Die zweite Hälfte des 19. Jahrhunderts war die Zeit, da Deutschland zu einem wirtschaftlich und wissenschaftlich hochmodernen Industriegiganten und avancierten ›Kulturstaat‹ heranwuchs. Es ist unter Historikern viel diskutiert worden, ob die staatliche Verfassung des Kaiserreichs ohne Kriegsniederlage und Novemberumsturz 1918 hätte demokratisch weiterentwickelt werden können. Hier reicht es festzuhalten, dass zwar insbesondere ein Bedeutungszuwachs des Reichstags und der inzwischen fest etablierten Parteien nicht zu übersehen ist, ohne dass aber der Schritt zur parlamentarischen Regierungsweise erfolgte; das bewirkte – nach letzten Reformversuchen der Monarchie im Herbst 1918 angesichts der hoffnungslosen militärischen Lage – erst die Revolution 1918/19, die zu allererst ein Aufstand der Arbeiter und Soldaten gegen die Fortsetzung des offenkundig verlorenen Krieges war.

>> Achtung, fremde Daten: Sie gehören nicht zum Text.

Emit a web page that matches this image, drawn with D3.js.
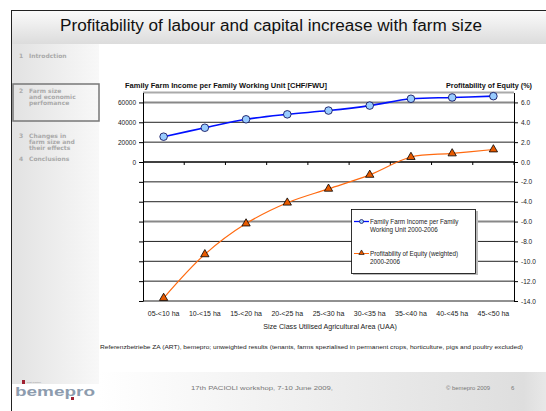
<!DOCTYPE html>
<html><head><meta charset="utf-8">
<script src="https://cdn.jsdelivr.net/npm/d3@7"></script>
<style>
body{margin:0;padding:0;background:#fff;}
svg{display:block;font-family:"Liberation Sans",Arial,sans-serif;}
</style></head>
<body>
<svg id="c" width="546" height="411"></svg>
<script>
const categories = ["05-<10 ha","10-<15 ha","15-<20 ha","20-<25 ha","25-<30 ha","30-<35 ha","35-<40 ha","40-<45 ha","45-<50 ha"];
const incomeValues = [25500, 34500, 43000, 48000, 51800, 56800, 63700, 65000, 66300];
const equityValues = [-13.7, -9.3, -6.2, -4.1, -2.7, -1.3, 0.5, 0.86, 1.26];
const leftTicks = [-140000,-120000,-100000,-80000,-60000,-40000,-20000,0,20000,40000,60000];
const rightTicks = [-14,-12,-10,-8,-6,-4,-2,0,2,4,6];
const menuItems = [["1","Introdction"],["2","Farm size","and economic","perfomance"],["3","Changes in","farm size and","their effects"],["4","Conclusions"]];

(function(){
const svg = d3.select("#c");
const defs = svg.append("defs");
const g1 = defs.append("linearGradient").attr("id","tg").attr("x1",0).attr("x2",0).attr("y1",0).attr("y2",1);
g1.append("stop").attr("offset",0).attr("stop-color","#fbfbfb");
g1.append("stop").attr("offset",1).attr("stop-color","#dcdcdc");
const g2 = defs.append("linearGradient").attr("id","sg").attr("x1",0).attr("x2",1).attr("y1",0).attr("y2",0);
g2.append("stop").attr("offset",0).attr("stop-color","#e2e2e2");
g2.append("stop").attr("offset",1).attr("stop-color","#f8f8f8");
const g3 = defs.append("linearGradient").attr("id","fg").attr("x1",0).attr("x2",1).attr("y1",0).attr("y2",0);
g3.append("stop").attr("offset",0).attr("stop-color","#ffffff");
g3.append("stop").attr("offset",0.95).attr("stop-color","#dedede");
g3.append("stop").attr("offset",1).attr("stop-color","#e8e8e8");

svg.append("rect").attr("x",11).attr("y",10).attr("width",535).attr("height",34).attr("fill","url(#tg)");
svg.append("rect").attr("x",12).attr("y",44).attr("width",87).attr("height",340).attr("fill","url(#sg)");
svg.append("rect").attr("x",99).attr("y",372).attr("width",447).attr("height",39).attr("fill","url(#fg)");
svg.append("rect").attr("x",12).attr("y",384).attr("width",87).attr("height",27).attr("fill","#fff");
svg.append("line").attr("x1",11).attr("x2",546).attr("y1",10.5).attr("y2",10.5).attr("stroke","#222").attr("stroke-width",1);
svg.append("line").attr("x1",11.5).attr("x2",11.5).attr("y1",10).attr("y2",411).attr("stroke","#222").attr("stroke-width",1);

svg.append("text").attr("x",60).attr("y",31).attr("font-size",15.8).attr("fill","#111")
  .attr("textLength",422).attr("lengthAdjust","spacingAndGlyphs")
  .text("Profitability of labour and capital increase with farm size");

svg.append("rect").attr("x",13).attr("y",84).attr("width",86).attr("height",37).attr("fill","none").attr("stroke","#777").attr("stroke-width",1.5);
const menuY = [58, 93, 138, 161];
menuItems.forEach((it,i)=>{
  svg.append("text").attr("x",19).attr("y",menuY[i]).attr("font-size",6).attr("font-weight","bold")
    .attr("font-family","DejaVu Sans, sans-serif").attr("fill","#aaa").text(it[0]);
  it.slice(1).forEach((t,j)=>{
    svg.append("text").attr("x",29).attr("y",menuY[i]+j*6).attr("font-size",6).attr("font-weight","bold")
      .attr("font-family","DejaVu Sans, sans-serif").attr("fill","#aaa").text(t);
  });
});

svg.append("text").attr("x",191).attr("y",390).attr("font-size",6).attr("fill","#777")
  .attr("textLength",142).attr("lengthAdjust","spacingAndGlyphs").text("17th PACIOLI workshop, 7-10 June 2009,");
svg.append("text").attr("x",446).attr("y",390).attr("font-size",6).attr("fill","#777")
  .attr("textLength",44).attr("lengthAdjust","spacingAndGlyphs").text("\u00A9 bemepro 2009");
svg.append("text").attr("x",511).attr("y",390).attr("font-size",6).attr("fill","#777").text("6");
svg.append("rect").attr("x",22).attr("y",380).attr("width",3).attr("height",4).attr("fill","#a02030");
svg.append("rect").attr("x",71).attr("y",397).attr("width",3).attr("height",3).attr("fill","#a02030");
svg.append("text").attr("x",27).attr("y",383).attr("font-size",2.5).attr("fill","#999").text("best practice");
svg.append("text").attr("x",15).attr("y",396).attr("font-size",12).attr("font-weight","bold").attr("fill","#8d9cae")
  .attr("textLength",80).attr("lengthAdjust","spacingAndGlyphs").text("bemepro");

const pL = 143, pR = 514, pT = 92.5, pB = 301;
const x = d3.scaleBand().domain(categories).range([pL,pR]);
const yL = d3.scaleLinear().domain([-140000,70000]).range([pB,pT]);
const yR = d3.scaleLinear().domain([-14,7]).range([pB,pT]);

const grid = svg.append("g");
leftTicks.forEach(v=>{
  if (v===0) return;
  const heavy = (v===60000||v===-60000);
  grid.append("line").attr("x1",pL).attr("x2",pR).attr("y1",yL(v)).attr("y2",yL(v))
    .attr("stroke",heavy?"#888":"#222").attr("stroke-width",heavy?2:1);
});
grid.append("line").attr("x1",pL).attr("x2",pR).attr("y1",pT).attr("y2",pT).attr("stroke","#aaa").attr("stroke-width",2);

const axL = svg.append("g").attr("transform",`translate(${pL},0)`)
  .call(d3.axisLeft(yL).tickValues(leftTicks).tickSize(4).tickSizeOuter(0).tickFormat(d=>d>=0?String(d):""));
axL.select(".domain").attr("stroke","#000");
axL.selectAll("text").attr("font-size",6.5).attr("fill","#222").attr("font-family","Liberation Sans, Arial, sans-serif");
const axR = svg.append("g").attr("transform",`translate(${pR},0)`)
  .call(d3.axisRight(yR).tickValues(rightTicks).tickSize(4).tickSizeOuter(0).tickFormat(d=>d3.format(".1f")(d).replace("\u2212","-")));
axR.select(".domain").attr("stroke","#000");
axR.selectAll("text").attr("font-size",6.5).attr("fill","#222").attr("font-family","Liberation Sans, Arial, sans-serif");

svg.append("line").attr("x1",pL).attr("x2",pR).attr("y1",yL(0)).attr("y2",yL(0)).attr("stroke","#000").attr("stroke-width",1.5);
categories.forEach(c=>{
  const bx = x(c)+x.bandwidth();
  svg.append("line").attr("x1",bx).attr("x2",bx).attr("y1",yL(0)).attr("y2",yL(0)+3).attr("stroke","#000");
});
const axB = svg.append("g").attr("transform",`translate(0,${pB+7})`)
  .call(d3.axisBottom(x).tickSize(0));
axB.select(".domain").remove();
axB.selectAll("text").attr("font-size",7).attr("fill","#222").attr("font-family","Liberation Sans, Arial, sans-serif");

svg.append("text").attr("x",125).attr("y",88).attr("font-size",6.8).attr("font-weight","bold").attr("fill","#111")
  .attr("textLength",202).attr("lengthAdjust","spacingAndGlyphs")
  .text("Family Farm Income  per Family Working Unit  [CHF/FWU]");
svg.append("text").attr("x",446).attr("y",88).attr("font-size",6.8).attr("font-weight","bold").attr("fill","#111")
  .attr("textLength",86).attr("lengthAdjust","spacingAndGlyphs")
  .text("Profitability of Equity (%)");
svg.append("text").attr("x",330).attr("y",329).attr("text-anchor","middle").attr("font-size",7.1).attr("fill","#222")
  .text("Size Class Utilised Agricultural Area (UAA)");
svg.append("text").attr("x",100).attr("y",349).attr("font-size",5.8).attr("fill","#222")
  .attr("textLength",423).attr("lengthAdjust","spacingAndGlyphs")
  .text("Referenzbetriebe ZA (ART), bemepro;  unweighted results (tenants, farms spezialised in permanent crops, horticulture, pigs and poultry excluded)");

const cx = c => x(c)+x.bandwidth()/2;
const lineR = d3.line().x((d,i)=>cx(categories[i])).y(d=>yR(d)).curve(d3.curveCatmullRom.alpha(0.5));
svg.append("path").datum(equityValues).attr("d",lineR).attr("fill","none").attr("stroke","#ff6a10").attr("stroke-width",1.2);
const tri = d3.symbol().type(d3.symbolTriangle).size(30);
svg.selectAll(".tri").data(equityValues).enter().append("path")
  .attr("transform",(d,i)=>`translate(${cx(categories[i])},${yR(d)})`)
  .attr("d",tri).attr("fill","#e85a00").attr("stroke","#000").attr("stroke-width",0.8);

const lineL = d3.line().x((d,i)=>cx(categories[i])).y(d=>yL(d)).curve(d3.curveCatmullRom.alpha(0.5));
svg.append("path").datum(incomeValues).attr("d",lineL).attr("fill","none").attr("stroke","#0010ff").attr("stroke-width",1.6);
svg.selectAll(".cir").data(incomeValues).enter().append("circle")
  .attr("cx",(d,i)=>cx(categories[i])).attr("cy",d=>yL(d)).attr("r",3.8)
  .attr("fill","#99ccff").attr("stroke","#000050").attr("stroke-width",0.8);

const lg = svg.append("g");
lg.append("rect").attr("x",353).attr("y",211).attr("width",125).attr("height",64).attr("fill","#bbb");
lg.append("rect").attr("x",351.5).attr("y",209.5).attr("width",124).attr("height",64).attr("fill","#fff").attr("stroke","#000").attr("stroke-width",0.8);
lg.append("line").attr("x1",354).attr("x2",369).attr("y1",221.5).attr("y2",221.5).attr("stroke","#0010ff").attr("stroke-width",1.3);
lg.append("circle").attr("cx",361.5).attr("cy",221.5).attr("r",2).attr("fill","#99ccff").attr("stroke","#000050").attr("stroke-width",0.7);
lg.append("text").attr("x",370).attr("y",224).attr("font-size",6.3).attr("fill","#222").text("Family Farm Income per Family");
lg.append("text").attr("x",370).attr("y",231.5).attr("font-size",6.3).attr("fill","#222").text("Working Unit 2000-2006");
lg.append("line").attr("x1",354).attr("x2",369).attr("y1",253.5).attr("y2",253.5).attr("stroke","#ff6a10").attr("stroke-width",1);
lg.append("path").attr("transform","translate(361.5,253)").attr("d",d3.symbol().type(d3.symbolTriangle).size(12)).attr("fill","#e85a00").attr("stroke","#000").attr("stroke-width",0.6);
lg.append("text").attr("x",370).attr("y",256).attr("font-size",6.3).attr("fill","#222").text("Profitability of Equity (weighted)");
lg.append("text").attr("x",370).attr("y",263.5).attr("font-size",6.3).attr("fill","#222").text("2000-2006");
})();
</script>
</body></html>
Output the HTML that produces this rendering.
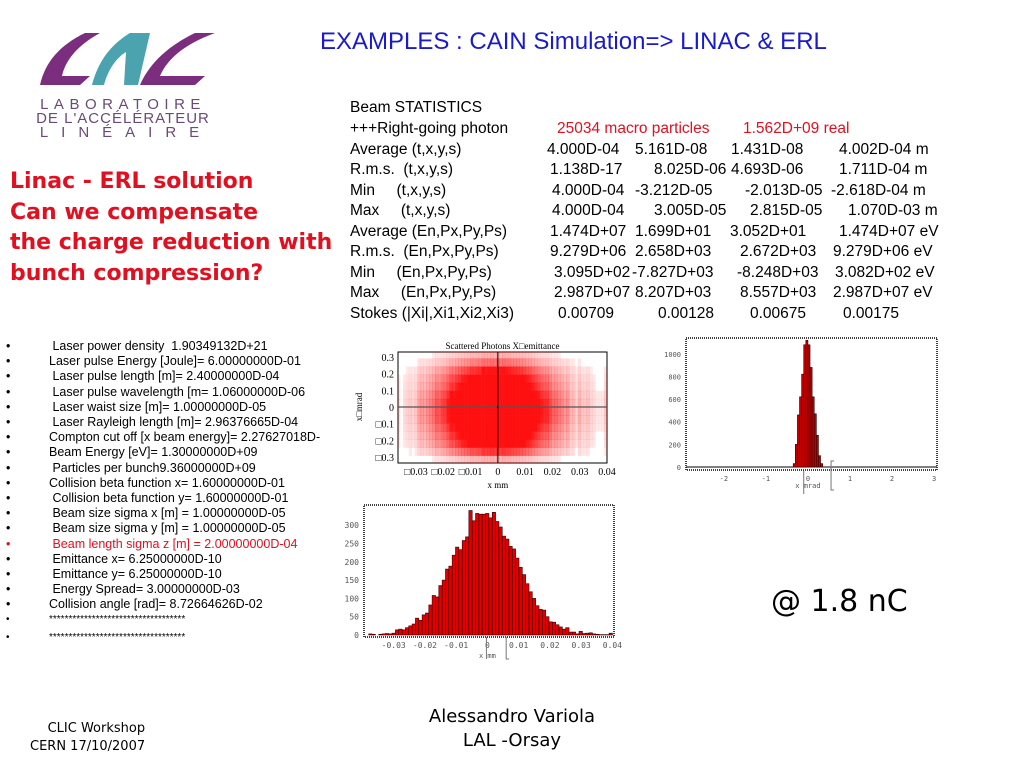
<!DOCTYPE html>
<html><head><meta charset="utf-8">
<style>
body{margin:0;width:1024px;height:768px;background:#fff;position:relative;overflow:hidden;font-family:"Liberation Sans",sans-serif;}
.a{position:absolute;white-space:pre;}
.st{font-size:15.5px;color:#000;line-height:18px;}
.li{font-size:12.5px;line-height:14px;}
.comic{font-family:"DejaVu Sans",sans-serif;}
</style></head><body>

<svg class="a" style="left:0;top:0" width="240" height="145">
  <path d="M100,33 L85,33 C60,45 45,62 40,85 L80,85 L90,76 L62,76 C66,58 80,44 100,33Z" fill="#7b2e7e"/>
  <path d="M150,33 L130,33 C110,45 98,62 92,85 L104,85 C108,70 116,58 126,52 L124,85 L138,85 Z" fill="#4aa3ae"/>
  <path d="M215,33 L195,33 C170,45 150,62 140,85 L195,85 L205,76 L160,76 C168,58 185,44 215,33Z" fill="#7b2e7e"/>
  <text x="123" y="109" text-anchor="middle" font-family="Liberation Sans" font-size="15" fill="#6a4a78" letter-spacing="5.5">LABORATOIRE</text>
  <text x="123" y="123" text-anchor="middle" font-family="Liberation Sans" font-size="15" fill="#6a4a78" letter-spacing="1">DE L'ACCÉLÉRATEUR</text>
  <text x="126" y="137" text-anchor="middle" font-family="Liberation Sans" font-size="15" fill="#6a4a78" letter-spacing="13">LINÉAIRE</text>
</svg>

<div class="a" style="left:320px;top:28px;font-size:24px;color:#1a1acc;">EXAMPLES : CAIN Simulation=&gt; LINAC &amp; ERL</div>

<div class="a comic" style="left:10px;top:167px;font-size:22px;font-weight:bold;color:#e01020;line-height:30.5px;">Linac - ERL solution
Can we compensate
the charge reduction with
bunch compression?</div>

<div>
<div class="a st" style="left:350px;top:99px">Beam STATISTICS</div>
<div class="a st" style="left:350px;top:120px">+++Right-going photon</div>
<div class="a st" style="left:557px;top:120px;color:#e01020">25034 macro particles</div>
<div class="a st" style="left:743px;top:120px;color:#e01020">1.562D+09 real</div>
<div id="rows"></div>
</div>

<ul id="params" style="position:absolute;left:0;top:339px;margin:0;padding:0;list-style:none"></ul>

<svg id="scatter" class="a" style="left:340px;top:335px" width="280" height="160"></svg>
<svg id="histxp" class="a" style="left:650px;top:335px" width="300" height="160"></svg>
<svg id="histx" class="a" style="left:330px;top:500px" width="300" height="165"></svg>

<div class="a comic" style="left:771px;top:584px;font-size:30px;">@ 1.8 nC</div>
<div class="a comic" style="left:30px;top:720px;font-size:13px;text-align:right;line-height:18px;"> CLIC Workshop
CERN 17/10/2007</div>
<div class="a comic" style="left:412px;top:705px;width:200px;text-align:center;font-size:18px;line-height:24px;">Alessandro Variola
LAL -Orsay</div>

<script>
const statLabels=["Average (t,x,y,s)","R.m.s.  (t,x,y,s)","Min     (t,x,y,s)","Max     (t,x,y,s)","Average (En,Px,Py,Ps)","R.m.s.  (En,Px,Py,Ps)","Min     (En,Px,Py,Ps)","Max     (En,Px,Py,Ps)","Stokes (|Xi|,Xi1,Xi2,Xi3)"];
const statVals=[["4.000D-04","5.161D-08","1.431D-08","4.002D-04 m"],["1.138D-17","8.025D-06","4.693D-06","1.711D-04 m"],["4.000D-04","-3.212D-05","-2.013D-05","-2.618D-04 m"],["4.000D-04","3.005D-05","2.815D-05","1.070D-03 m"],["1.474D+07","1.699D+01","3.052D+01","1.474D+07 eV"],["9.279D+06","2.658D+03","2.672D+03","9.279D+06 eV"],["3.095D+02","-7.827D+03","-8.248D+03","3.082D+02 eV"],["2.987D+07","8.207D+03","8.557D+03","2.987D+07 eV"],["0.00709","0.00128","0.00675","0.00175"]];
const colX=[[547,635,731,839],[550,654,731,839],[552,635,745,831],[552,654,750,848],[550,635,730,839],[550,635,740,833],[554,632,737,835],[554,635,740,833],[558,658,750,843]];
const rows=document.getElementById('rows');
statLabels.forEach((l,i)=>{
  const top=140.5+i*20.5;
  const d=document.createElement('div');d.className='a st';d.style.left='350px';d.style.top=top+'px';d.textContent=l;
  
  
  rows.appendChild(d);
  statVals[i].forEach((v,j)=>{
    const s=document.createElement('div');s.className='a st';s.style.left=colX[i][j]+'px';s.style.top=top+'px';s.textContent=v;
    
    
    rows.appendChild(s);
  });
});
const params=[" Laser power density  1.90349132D+21","Laser pulse Energy [Joule]= 6.00000000D-01"," Laser pulse length [m]= 2.40000000D-04"," Laser pulse wavelength [m= 1.06000000D-06"," Laser waist size [m]= 1.00000000D-05"," Laser Rayleigh length [m]= 2.96376665D-04","Compton cut off [x beam energy]= 2.27627018D-","Beam Energy [eV]= 1.30000000D+09"," Particles per bunch9.36000000D+09","Collision beta function x= 1.60000000D-01"," Collision beta function y= 1.60000000D-01"," Beam size sigma x [m] = 1.00000000D-05"," Beam size sigma y [m] = 1.00000000D-05"," Beam length sigma z [m] = 2.00000000D-04"," Emittance x= 6.25000000D-10"," Emittance y= 6.25000000D-10"," Energy Spread= 3.00000000D-03","Collision angle [rad]= 8.72664626D-02","***********************************","***********************************"];
const pl=document.getElementById('params');
params.forEach((p,i)=>{
  const li=document.createElement('li');li.className='a li';li.style.top=(i*15.2+(i==19?3:0))+'px';li.style.left='6px';
  li.innerHTML='<span style="display:inline-block;width:43px">•</span>';
  li.appendChild(document.createTextNode(p));
  if(i==13) li.style.color='#e01020';
  if(p.startsWith('*')) li.style.fontSize='10px';
  
  
  pl.appendChild(li);
});

const NS='http://www.w3.org/2000/svg';
function el(svg,tag,attrs,txt){const e=document.createElementNS(NS,tag);for(const k in attrs)e.setAttribute(k,attrs[k]);if(txt!==undefined)e.textContent=txt;svg.appendChild(e);return e;}

const xHistStart=-0.038, xHistEnd=0.040;
const xHistCounts=[3,2,0,2,3,4,3,5,14,16,14,20,25,30,46,40,55,60,82,108,104,135,150,180,188,218,240,233,258,268,340,312,332,330,330,332,320,335,310,295,270,262,242,235,210,185,165,140,118,100,80,70,68,50,36,35,28,22,16,20,8,8,3,10,4,5,6,3,2,1,1,1,5];
const xHistTicks=[-0.03,-0.02,-0.01,0,0.01,0.02,0.03,0.04];
const xHistTickLabels=["-0.03","-0.02","-0.01","0","0.01","0.02","0.03","0.04"];
const xHistYTicks=[0,50,100,150,200,250,300];
const xpStart=-0.35, xpEnd=0.35;
const xpCounts=[30,200,460,620,820,1080,1120,1080,880,620,470,280,100,30];
const xpTicks=[-2,-1,0,1,2,3];
const xpYTicks=[0,200,400,600,800,1000];
const scXTicks=[-0.03,-0.02,-0.01,0,0.01,0.02,0.03,0.04];
const scXTickLabels=["\u25A10.03","\u25A10.02","\u25A10.01","0","0.01","0.02","0.03","0.04"];
const scYTicks=[0.3,0.2,0.1,0,-0.1,-0.2,-0.3];
const scYTickLabels=["0.3","0.2","0.1","0","\u25A10.1","\u25A10.2","\u25A10.3"];

(function(){
  const s=document.getElementById('histx');
  const L=34,R=284,T=5,B=137;
  const xmin=-0.0395,xmax=0.0405,ymax=355;
  const X=v=>L+(v-xmin)/(xmax-xmin)*(R-L), Y=v=>B-2-v/ymax*(B-2-T);
  el(s,'rect',{x:L,y:T,width:R-L,height:B-T,fill:'#fff',stroke:'#000','stroke-width':1.5,'stroke-dasharray':'1 1'});
  const bw=(xHistEnd-xHistStart)/xHistCounts.length;
  xHistCounts.forEach((c,i)=>{
    const x0=X(xHistStart+i*bw),x1=X(xHistStart+(i+1)*bw);
    const r=el(s,'rect',{x:x0,y:Y(c),width:x1-x0,height:Y(0)-Y(c),fill:'#e00000',stroke:'#300','stroke-width':0.6});
    
    
  });
  xHistYTicks.forEach(v=>el(s,'text',{x:L-5,y:Y(v)+3,'text-anchor':'end','font-size':8,'font-family':'DejaVu Sans Mono',fill:'#555'},v));
  xHistTicks.forEach((v,i)=>el(s,'text',{x:X(v),y:B+11,'text-anchor':'middle','font-size':8,'font-family':'DejaVu Sans Mono',fill:'#555'},xHistTickLabels[i]));
  el(s,'text',{x:X(0),y:B+21,'text-anchor':'middle','font-size':7,'font-family':'DejaVu Sans Mono',fill:'#555'},'x  mm');
  el(s,'path',{d:`M${X(0)-1},${B}V${B+22}M${X(0.006)},${B}V${B+22}h3`,stroke:'#777',fill:'none'});
})();

(function(){
  const s=document.getElementById('histxp');
  const L=36,R=287,T=3,B=135;
  const xmin=-2.9,xmax=3.07,ymax=1140;
  const X=v=>L+(v-xmin)/(xmax-xmin)*(R-L), Y=v=>B-3-v/ymax*(B-3-T);
  el(s,'rect',{x:L,y:T,width:R-L,height:B-T,fill:'#fff',stroke:'#000','stroke-width':1.5,'stroke-dasharray':'1 1'});
  el(s,'line',{x1:L,x2:R,y1:B-3,y2:B-3,stroke:'#000'});
  const bw=(xpEnd-xpStart)/xpCounts.length;
  xpCounts.forEach((c,i)=>{
    const x0=X(xpStart+i*bw),x1=X(xpStart+(i+1)*bw);
    const r=el(s,'rect',{x:x0,y:Y(c),width:x1-x0,height:Y(0)-Y(c),fill:'#c00000',stroke:'#300','stroke-width':0.6});
    
    
  });
  xpYTicks.forEach(v=>el(s,'text',{x:L-5,y:Y(v)+3,'text-anchor':'end','font-size':7,'font-family':'DejaVu Sans Mono',fill:'#555'},v));
  xpTicks.forEach(v=>el(s,'text',{x:X(v),y:B+11,'text-anchor':'middle','font-size':7,'font-family':'DejaVu Sans Mono',fill:'#555'},v));
  el(s,'text',{x:X(0),y:B+18,'text-anchor':'middle','font-size':7,'font-family':'DejaVu Sans Mono',fill:'#555'},'x   mrad');
  el(s,'path',{d:`M${X(-0.1)},${B+1}V${B+24}M${X(0.55)+3},${B-9}h-3V${B+20}h3`,stroke:'#777',fill:'none'});
})();

(function(){
  const s=document.getElementById('scatter');
  const L=58,R=267,T=17,B=128;
  const xmin=-0.0366,xmax=0.04,ymin=-0.336,ymax=0.33;
  const X=v=>L+(v-xmin)/(xmax-xmin)*(R-L), Y=v=>B-(v-ymin)/(ymax-ymin)*(B-T);
  el(s,'rect',{x:L,y:T,width:R-L,height:B-T,fill:'#fff',stroke:'#000','stroke-width':1});
  const mx=Math.max(...xHistCounts), my=Math.max(...xpCounts);
  const bwx=(xHistEnd-xHistStart)/xHistCounts.length;
  const cp=el(s,'clipPath',{id:'scclip'});el(cp,'rect',{x:L,y:T,width:R-L,height:B-T});
  const g=el(s,'g',{'clip-path':'url(#scclip)'});
  const yLo=-0.34,yHi=0.34,bwy=(yHi-yLo)/xpCounts.length;
  xHistCounts.forEach((cx,i)=>{
    xpCounts.forEach((cy,j)=>{
      const d=(cx/mx)*(cy/my); if(d<0.002) return;
      const x0=X(xHistStart+i*bwx),x1=X(xHistStart+(i+1)*bwx);
      const y0=Y(yLo+(j+1)*bwy),y1=Y(yLo+j*bwy);
      const r=el(g,'rect',{x:x0,y:y0,width:x1-x0+0.3,height:y1-y0+0.3,fill:'#ff1010','fill-opacity':Math.min(1,Math.pow(d*4,0.5))});
      
      
    });
  });
  el(s,'line',{x1:L,x2:R,y1:Y(0),y2:Y(0),stroke:'#555','stroke-width':1.2});
  el(s,'line',{x1:X(0),x2:X(0),y1:T,y2:B,stroke:'#000','stroke-width':1});
  scYTicks.forEach((v,i)=>el(s,'text',{x:L-4,y:Y(v)+4,'text-anchor':'end','font-size':10,'font-family':'Liberation Serif'},scYTickLabels[i]));
  scXTicks.forEach((v,i)=>el(s,'text',{x:X(v),y:B+12,'text-anchor':'middle','font-size':10,'font-family':'Liberation Serif'},scXTickLabels[i]));
  el(s,'text',{x:X(0),y:B+25,'text-anchor':'middle','font-size':9,'font-family':'Liberation Serif'},'x  mm');
  el(s,'text',{x:(L+R)/2,y:T-3,'text-anchor':'middle','font-size':9,'font-family':'Liberation Serif'},'Scattered Photons X\u25A1emittance');
  el(s,'text',{x:0,y:0,'text-anchor':'middle','font-size':9,'font-family':'Liberation Serif',transform:`translate(${L-36},${Y(0)}) rotate(-90)`},'x\u25A1mrad');
})();
</script>
</body></html>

Es ist allgemein bekannt, dass die relative Einheit der mit der antimilitaristischen und auf Demokratisierung gerichteten Rebellion des November 1918 schon um die Jahreswende 1918/19 an internen Gegensätzen der Trägergruppen zerbrach. Diese führten dann sogar zu bürgerkriegsähnlichen Auseinandersetzungen, in denen direkt gegenrevolutionäre Kräfte wieder Einfluss gewinnen konnten. Doch entsprechend dem schließlich gescheiterten Versuch von 1848/49 wählten die Deutschen im Januar 1919 eine verfassunggebende Nationalversammlung. Auch in Addition blieben die Mehrheitssozialdemokraten mit 37,9 Prozent der Stimmen und die wegen unterschiedlicher Haltungen zum Krieg seit 1917 verselbstständigten Unabhängigen Sozialdemokraten mit 7,6 Prozent der Stimmen trotz gegenüber der letzten vorausgegangenen Reichstagswahl beachtlicher Stimmengewinne unterhalb einer eigenen Mehrheit, und so bildete die SPD mit der katholischen Zentrumspartei und der liberalen Deutschen Demokratischen Partei die sog. Weimarer Koalition; deren überragende Mehrheit ging allerdings schon bei der ersten regulären Reichstagswahl im Sommer 1920 verloren.